Thursday, November 20, 2003

My favorite topic: Love

I've written 3 blogs today, and normally I wouldn't do that, but I had a lot on my mind before all the other stuff that was stuffed in front of it. I guess that I've reached this point in my life where I am feeling terribly vulnerable when it comes to love and my heart. I have decided to give it one more shot thanks to George, even though I've been through so much heartache. Everyone has to have their heart broken at some point, and I admire those who pick themselves up and go on. So, I did it, I let him into my heart ALL THE WAY!! I am such an old fashioned "traditionalist" but if I could do the asking, I'd be engaged already. I know women have switched roles, and have actually done the proposing, but I can't really do that. Yet I want it so badly. Life has been so chaotic, so up in the air. I just want some "order". I want to know what's going to happen. I want to be able to say "A year from now, I'll be a married woman working on having a baby" I already know George wants that. But it's always one of those "someday" conversations. I want my someday to have a date attached to it. If I were in my 20's, I'd not really be feeling this urgency. But I've been through enough shit in my love life...I want to cram as much GOOD and happiness into the rest of my years as I possibly can.

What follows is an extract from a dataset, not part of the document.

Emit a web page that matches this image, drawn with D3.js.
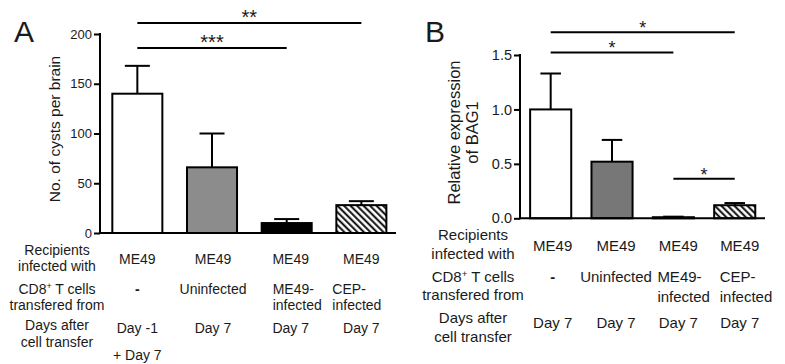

I've waited a long time to have what I've finally found, and I am just beyond READY to take it all the way. I don't want some expensive ring on my finger, I just want a plain band if that's what it takes. If it makes it happen sooner, I'd be happy with the promise, not the jewelry. What the ring symbolizes is what matters. So that's really where my head has been lately. I just want to belong 100% to George in every way.

I am a bit calmer

This week just hasn't gone all that greatly. Thanks to a very computer savvy friend of mine, I was able to figure out the backdoor program causing my computer problem, and apparently it's a virus that lurks and waits for you to sign on to "PayPal" and grabs financial information. Unfortunately, PayPal's Terms are such, that you HAVE NO PROTECTION if anything goes wrong. So I hope to God I don't find out that my accounts were raided. It's happened to a friend of mine so everyone, BE WARNED. So, let's see, where did I leave off before all this. Oh yeah: My new first and middle names are ELMER S. and the last name is GLUE. I try like hell to make arrangements to have a little bit of a break at work, to get this "move" thing done a little bit each day, and I don't know why I bother. I stayed til 1 a.m. Tues night, and my darling friend and co worker called in sick the next day (and it was partly bull**) wasting my efforts to stay ahead. The day before that , she decided to go help people in another department instead of doing our work. Work due at 4 and 5 were late,- inexcusable as slow as our work load has been. Today, she was there and it was an ok day except for the computer snafu. Tomorrow is Friday, and I would love to get a nice easy day out of it. During all of this, I've been my sister's only ride to work- or anywhere else- so I have to work around her schedule and still get my stuff done. My other sister (her boss) keeps threatening to fire her since she can't get to work. GEE DO THE MATH: NO work, no money, no money, no car. GET A CLUE YOU TWO !!! I am beginning to think that I should have called my journal "Who can I blog to death" ? Alright, I need to sign off and do something more useful.